Gromov's article in the collection, titled: "Spaces and Questions"
has a subsection: "Symbolization and Randomization" which you might find interesting, he discusses "random manifolds" at length and even touches on one of the questions in his talk: assembling combinatorial manifolds out of simplices (i.e. how many triangles).
A: Unfortunately I missed the talk, but on the other hand Gromov have just produced a new paper called 
Manifolds : Where do we come from ? What are we ? Where are we going ? 
It can be found on his web page. From the title I guess there could be some intersection with the talk.
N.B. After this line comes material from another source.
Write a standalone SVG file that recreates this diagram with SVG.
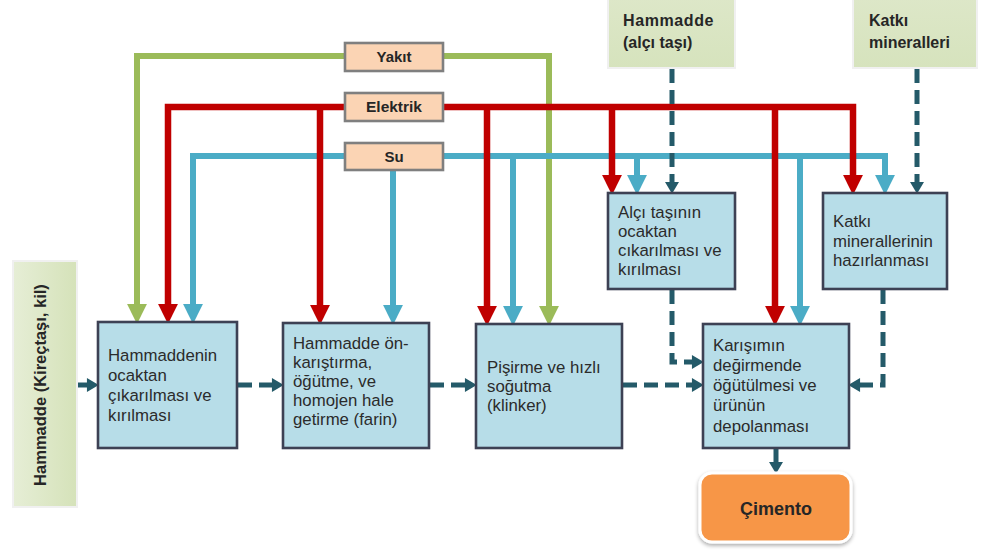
<svg xmlns="http://www.w3.org/2000/svg" width="984" height="551" viewBox="0 0 984 551">
  <defs>
    <linearGradient id="srcFill" x1="0" y1="0" x2="1" y2="0">
      <stop offset="0" stop-color="#e6eed6"/>
      <stop offset="1" stop-color="#d5e2b9"/>
    </linearGradient>
    <linearGradient id="srcFillV" x1="0" y1="0" x2="0" y2="1">
      <stop offset="0" stop-color="#dde7c8"/>
      <stop offset="1" stop-color="#d6e3bd"/>
    </linearGradient>
    <filter id="soft" x="-10%" y="-10%" width="120%" height="130%">
      <feGaussianBlur in="SourceAlpha" stdDeviation="2"/>
      <feOffset dx="0" dy="2"/>
      <feComponentTransfer><feFuncA type="linear" slope="0.35"/></feComponentTransfer>
      <feMerge><feMergeNode/><feMergeNode in="SourceGraphic"/></feMerge>
    </filter>
    <marker id="ahGreen" markerUnits="userSpaceOnUse" markerWidth="20" markerHeight="20" viewBox="0 0 18 18" refX="1" refY="9" orient="auto">
      <path d="M0,0 L18,9 L0,18 z" fill="#9bbb59"/>
    </marker>
    <marker id="ahRed" markerUnits="userSpaceOnUse" markerWidth="20" markerHeight="20" viewBox="0 0 18 18" refX="1" refY="9" orient="auto">
      <path d="M0,0 L18,9 L0,18 z" fill="#c00000"/>
    </marker>
    <marker id="ahBlue" markerUnits="userSpaceOnUse" markerWidth="20" markerHeight="20" viewBox="0 0 18 18" refX="1" refY="9" orient="auto">
      <path d="M0,0 L18,9 L0,18 z" fill="#4bacc6"/>
    </marker>
    <marker id="ahDark" markerUnits="userSpaceOnUse" markerWidth="14" markerHeight="14" viewBox="0 0 11 13" refX="1" refY="6.5" orient="auto">
      <path d="M0,0 L11,6.5 L0,13 z" fill="#245a69"/>
    </marker>
  </defs>
  <style>
    .proc { fill: #b7dde8; stroke: #3d4154; stroke-width: 2.6; }
    .src { stroke: #f0f0f0; stroke-width: 2; }
    .util { fill: #fbd4b4; stroke: #7f7f7f; stroke-width: 2.6; }
    .t { font-family: "Liberation Sans", Arial, sans-serif; font-size: 16.8px; fill: #2b2b2b; }
    .b { font-family: "Liberation Sans", Arial, sans-serif; font-weight: bold; fill: #262626; }
    .green { fill: none; stroke: #9bbb59; stroke-width: 6; marker-end: url(#ahGreen); }
    .red { fill: none; stroke: #c00000; stroke-width: 6.5; marker-end: url(#ahRed); }
    .blue { fill: none; stroke: #4bacc6; stroke-width: 6; marker-end: url(#ahBlue); }
    .flow { fill: none; stroke: #245a69; stroke-width: 5; stroke-dasharray: 14 7; marker-end: url(#ahDark); }
    .solid { fill: none; stroke: #245a69; stroke-width: 5; marker-end: url(#ahDark); }
  </style>

  <rect width="984" height="551" fill="#ffffff"/>

  <!-- utility feed lines: fuel, electricity, water -->
  <g id="connectors">
    <g id="fuel-lines">
      <path class="green" d="M345,56 H137 V305"/>
      <path class="green" d="M443,56 H549 V307"/>
    </g>
    <g id="water-lines">
      <path class="blue" d="M345,156 H193 V305"/>
      <path class="blue" d="M443,156 H885 V176"/>
      <path class="blue" d="M393,170 V306"/>
      <path class="blue" d="M513,156 V307"/>
      <path class="blue" d="M637,156 V176"/>
      <path class="blue" d="M800,156 V307"/>
    </g>
    <g id="power-lines">
      <path class="red" d="M345,107 H168 V305"/>
      <path class="red" d="M443,107 H853 V176"/>
      <path class="red" d="M320,107 V306"/>
      <path class="red" d="M487,107 V307"/>
      <path class="red" d="M612,107 V176"/>
      <path class="red" d="M775,107 V307"/>
    </g>
    <g id="material-flow">
      <path class="solid" d="M78,385 H88"/>
      <path class="flow" d="M238,385 H273"/>
      <path class="flow" d="M430,385 H466"/>
      <path class="flow" d="M623,385 H693"/>
      <path class="flow" d="M672,69 V183"/>
      <path class="flow" d="M917,69 V183"/>
      <path class="flow" d="M672,290 V362 H693"/>
      <path class="flow" d="M883,290 V385 H859"/>
      <path class="solid" d="M776,449 V463"/>
    </g>
  </g>

  <!-- utility labels -->
  <g id="yakit">
    <rect class="util" x="345" y="43" width="98" height="28"/>
    <text class="b" x="394" y="62" font-size="15" text-anchor="middle">Yakıt</text>
  </g>
  <g id="elektrik">
    <rect class="util" x="345" y="93" width="98" height="28"/>
    <text class="b" x="394" y="112" font-size="15.5" text-anchor="middle">Elektrik</text>
  </g>
  <g id="su">
    <rect class="util" x="345" y="143" width="98" height="27"/>
    <text class="b" x="394" y="162" font-size="15" text-anchor="middle">Su</text>
  </g>

  <!-- raw material sources -->
  <g id="hammadde-kirectasi">
    <rect class="src" x="13" y="261" width="64" height="246" fill="url(#srcFill)"/>
    <text class="b" font-size="16.5" text-anchor="middle" transform="translate(46,385) rotate(-90)">Hammadde (Kireçtaşı, kil)</text>
  </g>
  <g id="hammadde-alci">
    <rect class="src" x="608" y="-3" width="127" height="71" fill="url(#srcFillV)"/>
    <text class="b" font-size="16" x="623" y="26" letter-spacing="0.6">Hammadde</text>
    <text class="b" font-size="16" x="623" y="48">(alçı taşı)</text>
  </g>
  <g id="katki-mineralleri">
    <rect class="src" x="853" y="-3" width="124" height="71" fill="url(#srcFillV)"/>
    <text class="b" font-size="16" x="869" y="26">Katkı</text>
    <text class="b" font-size="16" x="869" y="48">mineralleri</text>
  </g>

  <!-- process steps -->
  <g id="hammaddenin-cikarilmasi">
    <rect class="proc" x="98" y="322" width="139" height="126"/>
    <text class="t" x="108" y="361">Hammaddenin</text>
    <text class="t" x="108" y="381">ocaktan</text>
    <text class="t" x="108" y="401">çıkarılması ve</text>
    <text class="t" x="108" y="421">kırılması</text>
  </g>
  <g id="on-karistirma">
    <rect class="proc" x="283" y="323" width="146" height="125"/>
    <text class="t" x="293" y="349">Hammadde ön-</text>
    <text class="t" x="293" y="368">karıştırma,</text>
    <text class="t" x="293" y="387">öğütme, ve</text>
    <text class="t" x="293" y="406">homojen hale</text>
    <text class="t" x="293" y="425">getirme (farin)</text>
  </g>
  <g id="pisirme">
    <rect class="proc" x="476" y="324" width="146" height="124"/>
    <text class="t" x="487" y="373">Pişirme ve hızlı</text>
    <text class="t" x="487" y="392">soğutma</text>
    <text class="t" x="487" y="411">(klinker)</text>
  </g>
  <g id="alci-tasi-cikarilmasi">
    <rect class="proc" x="608" y="193" width="127" height="96"/>
    <text class="t" x="618" y="218">Alçı taşının</text>
    <text class="t" x="618" y="237">ocaktan</text>
    <text class="t" x="618" y="256">cıkarılması ve</text>
    <text class="t" x="618" y="275">kırılması</text>
  </g>
  <g id="katki-hazirlanmasi">
    <rect class="proc" x="823" y="193" width="124" height="96"/>
    <text class="t" x="833" y="227">Katkı</text>
    <text class="t" x="833" y="247">minerallerinin</text>
    <text class="t" x="833" y="266">hazırlanması</text>
  </g>
  <g id="karisim-ogutme">
    <rect class="proc" x="703" y="324" width="146" height="124"/>
    <text class="t" x="713" y="351">Karışımın</text>
    <text class="t" x="713" y="371">değirmende</text>
    <text class="t" x="713" y="391">öğütülmesi ve</text>
    <text class="t" x="713" y="411">ürünün</text>
    <text class="t" x="713" y="432">depolanması</text>
  </g>

  <!-- final product -->
  <g id="cimento">
    <rect x="700" y="473" width="151" height="69" rx="12" fill="#f79646" stroke="#ffffff" stroke-width="3" filter="url(#soft)"/>
    <text class="b" x="776" y="515" font-size="18" text-anchor="middle">Çimento</text>
  </g>
</svg>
In particular in section 11 called Crystals, Liposomes and Drosophila
Gromov is speaking about  "Markov quotients". This sounds like a way to produce "spaces" (generalisation of manifolds, I guess).
http://www.ihes.fr/~gromov/PDF/manifolds-Poincare.pdf
A: I suspect (but am far from certain) that Gromov may be referring to the correspondence between symbolic and hyperbolic dynamics. 
The idea is basically that the 0-1 matrix corresponding to the sparsity pattern of a stochastic matrix encodes a subshift of finite type or topological Markov chain. Usually, however, one goes from the hyperbolic dynamics to the Markov description via a Markov partition or section. 
I am not aware of a way to go in the other direction in general, although placing certain conditions on the Markov process would facilitate the construction of a Markov partition (which can then be made as small as one likes), for which covering sets would constitute an atlas.

Update: So I did a little digging and came across a paper by Coornaert and Papadopoulos called "Symbolic coding for the geodesic ﬂow associated to a word hyperbolic group" (Manuscripta Math. 109, 465–492 (2002), DOI 10.1007/s00229-002-0321-9, PDF available here). In it the authors discuss an idea of Gromov whereby a to each "word hyperbolic group" $\Gamma$ a space with a flow defined up to orbit equivalence is given: this flow is called the geodesic flow associated to $\Gamma$. I quote:

In the case where $\Gamma$ is the
  fundamental group of a compact
  Riemannian manifold $M$ of negative
  curvature, then $\Gamma$ is word
  hyperbolic and [the geodesic flow
  associated to $\Gamma$] is, up to
  orbit equivalence, the geodesic ﬂow on
  the tangent bundle of $M$.

Nowhere, however, is it indicated that the space so constructed is generically a manifold. Still, this construction is quite closely associated with the ideas mentioned earlier, as the introduction to this paper points out.